I hate being the doomsayer for yet another medium, but I fear that Portfolio's demise - coming after Condé Nast's other recent American carcasses: House & Garden, Jane, Cargo, Vitals, Domino and Men's Vogue, not to mention mortally wounded titles such as Time and Newsweek - means, at the very least, that magazine launches become less likely.
It's simply riskier to start a magazine today because, just as in the other formerly mass media of newspapers and broadcast, it's harder to build a blockbuster. Magazines don't make money until they hit critical mass in audience and advertising, each a high bar.

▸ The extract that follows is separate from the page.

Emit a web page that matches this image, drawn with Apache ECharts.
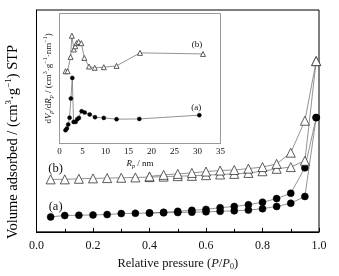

Subscription-based magazines, such as Portfolio, lose money on sales to consumers until those readers renew a second or third time (in the US a quality monthly may sell for a discounted rate of $1 an issue even though it can cost more than $5 to print and distribute each one, on top of marketing costs of $20-$40 per new subscriber).
And magazine advertising, sold at high premiums, is struggling in the recession. Magazines are also having a harder time competing with online, where there is no scarcity of space and where performance can be measured on more tangible metrics than the amorphous value glossy magazines bring: branding.

The economics of magazine launches are simply terrifying. In 1990, I created and launched Entertainment Weekly at Time Inc and it burned through an astounding $200m before becoming profitable. No one is going to invest that kind of money again. If anybody would have, it was the privately owned and daring Condé Nast. Oh, well.
Jeff Jarvis' full piece here.
Thanks to veteran electronic media and Internet analyst Paul Reynolds for bringing this story to my attention.

1 comment:

  1. Keith Mockett10:09 am

    Back the truck up here! The Internet may be taking away a lot of eyeballs from magazines and newspapers (e.g. the Boston Globe) but this type of writing is getting out of hand. It would be fair to say that in recent years, even with the Internet, there has been a proliferation of new magazine titles. In fact half of them seem to be about the Internet! The history of magazine and newspaper publishing is littered with births and deaths, and the occasional resurrection. It is a natural economic and business cycle. Let's face it most magazines are published because someone thinks they can do it better than existing titles and/or they can take that advertising revenue. How many fashion, gossip, computer, or business magazines do we need. While diversity of opinion is important, more isn't necessarily better. Part of the problem is around quality and part is around the demands made by the large publishers on their businesses for profits and growth and so the smaller companies get squeezed on the ad sales and their economics are turned upside down. I read magazines across music, the Internet, business, and economics and I simply don't have the time to read all the titles I would like to. Nor could I afford to buy them all. And when would I get to read books!

    It is always sad to see good titles disappear but hopefully the good writers will show up in other places. Good to see Wired UK back up, I enjoy the American one.